* **DATASET CONTENT**
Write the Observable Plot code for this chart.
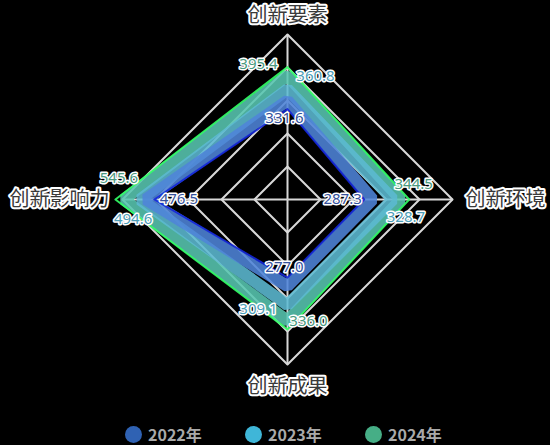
<!DOCTYPE html>
<html>
<head>
<meta charset="utf-8">
<script src="https://cdn.jsdelivr.net/npm/d3@7"></script>
<script src="https://cdn.jsdelivr.net/npm/@observablehq/plot@0.6"></script>
<style>
  html, body { margin: 0; padding: 0; background: #000; }
  body { width: 550px; height: 445px; overflow: hidden; position: relative;
         font-family: "Noto Sans CJK SC", "Noto Sans", sans-serif; }
  #chart svg { display: block; overflow: visible; }
  #legend { position: absolute; left: 0; top: 425px; width: 550px; height: 18px;
            display: flex; align-items: center; padding-left: 125px; box-sizing: border-box; }
  .item { display: flex; align-items: center; width: 120px; }
  .dot { width: 17px; height: 17px; border-radius: 50%; margin-right: 6px; }
  .lab { color: #a9a9a9; font-weight: bold; font-size: 16px; line-height: 17px; }
</style>
</head>
<body>
<div id="chart"></div>
<div id="legend"></div>
<script>
// ---- data ----
const axes = ["创新要素", "创新环境", "创新成果", "创新影响力"];
const years = ["2022年", "2023年", "2024年"];
const v2022 = [331.6, 287.3, 277.0, 476.5];
const v2023 = [360.8, 328.7, 309.1, 494.6];
const v2024 = [395.4, 344.5, 336.0, 545.6];
const axisMin = [80, 114, 130, 30];
const axisMax = [500, 450, 410, 550];

// ---- style config ----
const legendColors = ["#2f62b3", "#3fb6d8", "#46ae86"];
const bandColors = ["#4f84d8", "#5cbad2", "#58c6b0"];
const labelColors = ["#34519c", "#4b9db8", "#4a9a80"];
// label offsets in px (dx, dy) per series per axis
const labelOffsets = [
  [[-3, 18], [-30, 0], [-3, -19], [33, 0]],
  [[28, -13], [13, 18], [-29, 4], [-7, 20]],
  [[-29, -11], [13, -15], [21, 0], [-5, -21]]
];
// gap in px between outer ring and axis name
const nameGaps = [19, 13, 22, 13];

const W = 550, H = 418, R = 165, cx = 287, cy = 199;
const seriesValues = [v2022, v2023, v2024];
const scales = axes.map((a, i) => d3.scaleLinear().domain([axisMin[i], axisMax[i]]).range([0, 1]));
const ang = i => (i * 2 * Math.PI) / axes.length;
const px = (r, i) => r * Math.sin(ang(i));
const py = (r, i) => r * Math.cos(ang(i));

const rows = years.flatMap((year, s) => axes.map((axis, i) => {
  const r = scales[i](seriesValues[s][i]);
  return { year, s, axis, i, value: seriesValues[s][i], r };
}));

const levels = [0.2, 0.4, 0.6, 0.8, 1];
const gridRows = levels.flatMap(level => axes.map((a, i) => ({ level, i })));
const axisRows = axes.map((name, i) => ({ name, i }));

const marks = [];
// grid
marks.push(Plot.line(gridRows, {
  x: d => px(d.level, d.i), y: d => py(d.level, d.i), z: "level",
  curve: "linear-closed", stroke: "#d8d8d8", strokeWidth: 2
}));
marks.push(Plot.link(axisRows, {
  x1: () => 0, y1: () => 0,
  x2: d => px(1, d.i), y2: d => py(1, d.i),
  stroke: "#d8d8d8", strokeWidth: 2
}));

// series bands: draw outermost (2024) first
const halfW = 8.5 / R;
[2, 1, 0].forEach(s => {
  const data = rows.filter(d => d.s === s);
  marks.push(Plot.line(data, {
    x: d => px(d.r, d.i), y: d => py(d.r, d.i),
    curve: "linear-closed", stroke: bandColors[s], strokeWidth: 12,
    strokeOpacity: 0.88, strokeLinejoin: "miter"
  }));
});
// bright outer edge of 2024
marks.push(Plot.line(rows.filter(d => d.s === 2), {
  x: d => px(d.r + halfW, d.i), y: d => py(d.r + halfW, d.i),
  curve: "linear-closed", stroke: "#33ff66", strokeWidth: 2, strokeOpacity: 0.9
}));
// dark inner edge of 2022
marks.push(Plot.line(rows.filter(d => d.s === 0), {
  x: d => px(d.r - halfW, d.i), y: d => py(d.r - halfW, d.i),
  curve: "linear-closed", stroke: "#1426d8", strokeWidth: 2, strokeOpacity: 0.9
}));

// axis names
const nameR = i => 1 + nameGaps[i] / R;
const anchorOf = i => { const s = Math.sin(ang(i)); return s > 0.5 ? "start" : s < -0.5 ? "end" : "middle"; };
["start", "middle", "end"].forEach(anchor => {
  marks.push(Plot.text(axisRows.filter(d => anchorOf(d.i) === anchor), {
    x: d => px(nameR(d.i), d.i), y: d => py(nameR(d.i), d.i),
    text: "name", textAnchor: anchor,
    fontSize: 20, fontFamily: "Noto Sans CJK SC", fill: "#3a3a3a",
    stroke: "#ffffff", strokeWidth: 4
  }));
});

// value labels
const fmt = d3.format(".1f");
[0, 1, 2].forEach(s => {
  const data = rows.filter(d => d.s === s);
  marks.push(Plot.text(data, {
    x: d => px(d.r, d.i) + labelOffsets[s][d.i][0] / R,
    y: d => py(d.r, d.i) - labelOffsets[s][d.i][1] / R,
    text: d => fmt(d.value),
    fontSize: 15, fontFamily: "Noto Sans", fill: labelColors[s],
    stroke: "#ffffff", strokeWidth: 3
  }));
});

const chart = Plot.plot({
  width: W, height: H,
  marginLeft: cx - R, marginRight: W - (cx + R),
  marginTop: cy - R, marginBottom: H - (cy + R),
  x: { domain: [-1, 1], axis: null },
  y: { domain: [-1, 1], axis: null },
  style: { background: "transparent", overflow: "visible" },
  marks
});
document.getElementById("chart").appendChild(chart);

// legend
const legend = document.getElementById("legend");
years.forEach((y, s) => {
  const it = document.createElement("div");
  it.className = "item";
  const dot = document.createElement("div");
  dot.className = "dot";
  dot.style.background = legendColors[s];
  const lab = document.createElement("span");
  lab.className = "lab";
  lab.textContent = y;
  it.appendChild(dot); it.appendChild(lab);
  legend.appendChild(it);
});
</script>
</body>
</html>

* **PROBLEM STATEMENT**
Transcribe the whole listing, character for character, but not its images.

* **TASK SOLUTION**
Write the Observable Plot code for this chart.
<!DOCTYPE html>
<html>
<head>
<meta charset="utf-8">
<script src="https://cdn.jsdelivr.net/npm/d3@7"></script>
<script src="https://cdn.jsdelivr.net/npm/@observablehq/plot@0.6"></script>
<style>
  html, body { margin: 0; padding: 0; background: #000; }
  body { width: 550px; height: 445px; overflow: hidden; position: relative;
         font-family: "Noto Sans CJK SC", "Noto Sans", sans-serif; }
  #chart svg { display: block; overflow: visible; }
  #legend { position: absolute; left: 0; top: 425px; width: 550px; height: 18px;
            display: flex; align-items: center; padding-left: 125px; box-sizing: border-box; }
  .item { display: flex; align-items: center; width: 120px; }
  .dot { width: 17px; height: 17px; border-radius: 50%; margin-right: 6px; }
  .lab { color: #a9a9a9; font-weight: bold; font-size: 16px; line-height: 17px; }
</style>
</head>
<body>
<div id="chart"></div>
<div id="legend"></div>
<script>
// ---- data ----
const axes = ["创新要素", "创新环境", "创新成果", "创新影响力"];
const years = ["2022年", "2023年", "2024年"];
const v2022 = [331.6, 287.3, 277.0, 476.5];
const v2023 = [360.8, 328.7, 309.1, 494.6];
const v2024 = [395.4, 344.5, 336.0, 545.6];
const axisMin = [80, 114, 130, 30];
const axisMax = [500, 450, 410, 550];

// ---- style config ----
const legendColors = ["#2f62b3", "#3fb6d8", "#46ae86"];
const bandColors = ["#4f84d8", "#5cbad2", "#58c6b0"];
const labelColors = ["#34519c", "#4b9db8", "#4a9a80"];
// label offsets in px (dx, dy) per series per axis
const labelOffsets = [
  [[-3, 18], [-30, 0], [-3, -19], [33, 0]],
  [[28, -13], [13, 18], [-29, 4], [-7, 20]],
  [[-29, -11], [13, -15], [21, 0], [-5, -21]]
];
// gap in px between outer ring and axis name
const nameGaps = [19, 13, 22, 13];

const W = 550, H = 418, R = 165, cx = 287, cy = 199;
const seriesValues = [v2022, v2023, v2024];
const scales = axes.map((a, i) => d3.scaleLinear().domain([axisMin[i], axisMax[i]]).range([0, 1]));
const ang = i => (i * 2 * Math.PI) / axes.length;
const px = (r, i) => r * Math.sin(ang(i));
const py = (r, i) => r * Math.cos(ang(i));

const rows = years.flatMap((year, s) => axes.map((axis, i) => {
  const r = scales[i](seriesValues[s][i]);
  return { year, s, axis, i, value: seriesValues[s][i], r };
}));

const levels = [0.2, 0.4, 0.6, 0.8, 1];
const gridRows = levels.flatMap(level => axes.map((a, i) => ({ level, i })));
const axisRows = axes.map((name, i) => ({ name, i }));

const marks = [];
// grid
marks.push(Plot.line(gridRows, {
  x: d => px(d.level, d.i), y: d => py(d.level, d.i), z: "level",
  curve: "linear-closed", stroke: "#d8d8d8", strokeWidth: 2
}));
marks.push(Plot.link(axisRows, {
  x1: () => 0, y1: () => 0,
  x2: d => px(1, d.i), y2: d => py(1, d.i),
  stroke: "#d8d8d8", strokeWidth: 2
}));

// series bands: draw outermost (2024) first
const halfW = 8.5 / R;
[2, 1, 0].forEach(s => {
  const data = rows.filter(d => d.s === s);
  marks.push(Plot.line(data, {
    x: d => px(d.r, d.i), y: d => py(d.r, d.i),
    curve: "linear-closed", stroke: bandColors[s], strokeWidth: 12,
    strokeOpacity: 0.88, strokeLinejoin: "miter"
  }));
});
// bright outer edge of 2024
marks.push(Plot.line(rows.filter(d => d.s === 2), {
  x: d => px(d.r + halfW, d.i), y: d => py(d.r + halfW, d.i),
  curve: "linear-closed", stroke: "#33ff66", strokeWidth: 2, strokeOpacity: 0.9
}));
// dark inner edge of 2022
marks.push(Plot.line(rows.filter(d => d.s === 0), {
  x: d => px(d.r - halfW, d.i), y: d => py(d.r - halfW, d.i),
  curve: "linear-closed", stroke: "#1426d8", strokeWidth: 2, strokeOpacity: 0.9
}));

// axis names
const nameR = i => 1 + nameGaps[i] / R;
const anchorOf = i => { const s = Math.sin(ang(i)); return s > 0.5 ? "start" : s < -0.5 ? "end" : "middle"; };
["start", "middle", "end"].forEach(anchor => {
  marks.push(Plot.text(axisRows.filter(d => anchorOf(d.i) === anchor), {
    x: d => px(nameR(d.i), d.i), y: d => py(nameR(d.i), d.i),
    text: "name", textAnchor: anchor,
    fontSize: 20, fontFamily: "Noto Sans CJK SC", fill: "#3a3a3a",
    stroke: "#ffffff", strokeWidth: 4
  }));
});

// value labels
const fmt = d3.format(".1f");
[0, 1, 2].forEach(s => {
  const data = rows.filter(d => d.s === s);
  marks.push(Plot.text(data, {
    x: d => px(d.r, d.i) + labelOffsets[s][d.i][0] / R,
    y: d => py(d.r, d.i) - labelOffsets[s][d.i][1] / R,
    text: d => fmt(d.value),
    fontSize: 15, fontFamily: "Noto Sans", fill: labelColors[s],
    stroke: "#ffffff", strokeWidth: 3
  }));
});

const chart = Plot.plot({
  width: W, height: H,
  marginLeft: cx - R, marginRight: W - (cx + R),
  marginTop: cy - R, marginBottom: H - (cy + R),
  x: { domain: [-1, 1], axis: null },
  y: { domain: [-1, 1], axis: null },
  style: { background: "transparent", overflow: "visible" },
  marks
});
document.getElementById("chart").appendChild(chart);

// legend
const legend = document.getElementById("legend");
years.forEach((y, s) => {
  const it = document.createElement("div");
  it.className = "item";
  const dot = document.createElement("div");
  dot.className = "dot";
  dot.style.background = legendColors[s];
  const lab = document.createElement("span");
  lab.className = "lab";
  lab.textContent = y;
  it.appendChild(dot); it.appendChild(lab);
  legend.appendChild(it);
});
</script>
</body>
</html>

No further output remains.